I really liked Harper. She was sassy and sarcastic, loyal to a fault, and she didn’t take crap from anyone. She wasn’t afraid of speaking her mind, at least when it meant defending those she cared about, and her insecurities about her own self-worth had my heart aching. I loved that she was angry with June, because I was angry with June! How could you leave your younger sister behind, without explanation, without telling her that it wasn’t her fault? Her pain over being abandoned and her guilt for not seeing the signs were a constant presence, and I admired her strength in carrying that kind of weight.
There were definitely a couple things about Harper that I didn’t quite understand though. Like how she didn’t recognize The Rolling Stones, but was able to hold her own during conversations about Nietzsche and nihilism. Surprising, considering she’s from a small town in Michigan that Starbucks can’t even be bothered to set up shop in. And her feelings for Jake were also surprising, considering the amount of time she spent both mentally chastising him for being annoying and actually calling him out for being an asshole. Don’t get me wrong – their steamier moments together had my pulse racing! But that’s because Harrington has a handle on writing, not because I necessarily believed in their chemistry.
The one thing I did dislike about Harrington’s writing in Saving June was it’s almost forced nature. Everything was…too much. Harper waxed too poetic during her moments of reflection, making some of the more touching scenes border on insincerity. Jake was too intense in his love for music, in his need to shove his passion down everyone’s throats, and it made him come across slightly pretentious. Laney’s shocking admission was…unnecessary, especially considering the final outcome, and I didn’t understand why it was included at all – it did nothing to further the plot.

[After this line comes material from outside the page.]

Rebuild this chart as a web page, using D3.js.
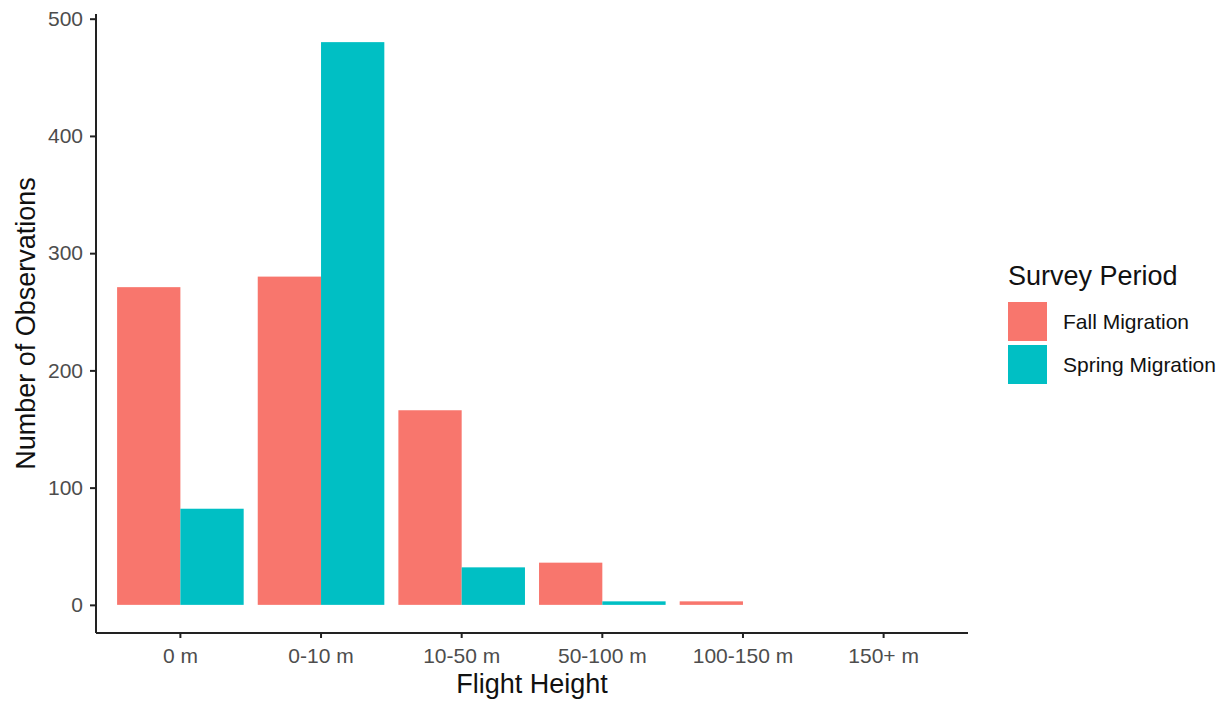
<!DOCTYPE html>
<html>
<head>
<meta charset="utf-8">
<script src="https://cdn.jsdelivr.net/npm/d3@7"></script>
<style>
  html, body { margin: 0; padding: 0; background: #fff; }
  svg { display: block; font-family: "Liberation Sans", Arial, sans-serif; }
</style>
</head>
<body>
<svg id="chart" width="1230" height="704"></svg>
<script>
const categories = ["0 m", "0-10 m", "10-50 m", "50-100 m", "100-150 m", "150+ m"];
const seriesNames = ["Fall Migration", "Spring Migration"];
const fallValues = [271, 280, 166, 36, 3, 0];
const springValues = [82, 480, 32, 3, 0, 0];
const yTicks = [0, 100, 200, 300, 400, 500];
const colors = ["#F8766D", "#00BFC4"];

(function () {
const svg = d3.select("#chart");
const pL = 96, pR = 968, pT = 14, pB = 633;
const FONT = "Liberation Sans, Arial, sans-serif";

// ggplot-like expansion
const yMaxData = d3.max([...fallValues, ...springValues]);
const yPad = yMaxData * 0.05;
const y = d3.scaleLinear().domain([-yPad, yMaxData + yPad]).range([pB, pT]);

const n = categories.length;
const unit = (pR - pL) / (n - 1 + 1.2);
const x = d3.scaleBand().domain(categories)
  .range([pL + 0.1 * unit, pR - 0.1 * unit]).paddingInner(0).paddingOuter(0);
const x1 = d3.scaleBand().domain(seriesNames).range([0, x.bandwidth() * 0.9]);

const data = categories.map((c, i) => ({cat: c, vals: [fallValues[i], springValues[i]]}));

const g = svg.append("g");
data.forEach(d => {
  d.vals.forEach((v, j) => {
    if (v <= 0) return;
    g.append("rect")
      .attr("x", x(d.cat) + x.bandwidth() * 0.05 + x1(seriesNames[j]))
      .attr("y", y(v))
      .attr("width", x1.bandwidth())
      .attr("height", y(0) - y(v))
      .attr("fill", colors[j]);
  });
});

// Y axis
const yAxis = d3.axisLeft(y).tickValues(yTicks).tickSize(6).tickPadding(7);
const yg = svg.append("g").attr("transform", `translate(${pL},0)`).call(yAxis);
yg.select(".domain").attr("stroke", "#222").attr("stroke-width", 2).attr("d", `M0,${pT}V${pB}`);
yg.selectAll(".tick line").attr("stroke", "#222").attr("stroke-width", 2);
yg.selectAll(".tick text").attr("fill", "#4d4d4d").attr("font-size", 21).attr("font-family", FONT);

// X axis
const xAxis = d3.axisBottom(x).tickSize(5).tickPadding(10).tickSizeOuter(0);
const xg = svg.append("g").attr("transform", `translate(0,${pB})`).call(xAxis);
xg.select(".domain").attr("stroke", "#222").attr("stroke-width", 2).attr("d", `M${pL},0H${pR}`);
xg.selectAll(".tick line").attr("stroke", "#222").attr("stroke-width", 2);
xg.selectAll(".tick text").attr("fill", "#4d4d4d").attr("font-size", 21).attr("font-family", FONT);

// Axis titles
svg.append("text").attr("x", (pL + pR) / 2).attr("y", 693)
  .attr("text-anchor", "middle").attr("font-size", 27).attr("fill", "#111")
  .text("Flight Height");
svg.append("text")
  .attr("transform", `translate(35,${(pT + pB) / 2}) rotate(-90)`)
  .attr("text-anchor", "middle").attr("font-size", 27).attr("fill", "#111")
  .text("Number of Observations");

// Legend
const lg = svg.append("g").attr("transform", "translate(1008,0)");
lg.append("text").attr("x", 0).attr("y", 285).attr("font-size", 27).attr("fill", "#111").text("Survey Period");
seriesNames.forEach((s, i) => {
  lg.append("rect").attr("x", 0).attr("y", 302 + i * 43).attr("width", 39).attr("height", 39).attr("fill", colors[i]);
  lg.append("text").attr("x", 55).attr("y", 322 + i * 43).attr("dy", "0.35em")
    .attr("font-size", 21).attr("fill", "#111").text(s);
});
})();
</script>
</body>
</html>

Saving June was trying too hard to accomplish something, something insightful or meaningful, and I think it somewhat failed because it was trying so hard.
Even with its forced nature, I really enjoyed Saving June. When it succeeded, the emotions were raw and palpable and I really enjoyed the dynamic between the three main characters. With an awesome soundtrack to boot, I’d definitely recommend giving Saving June a shot!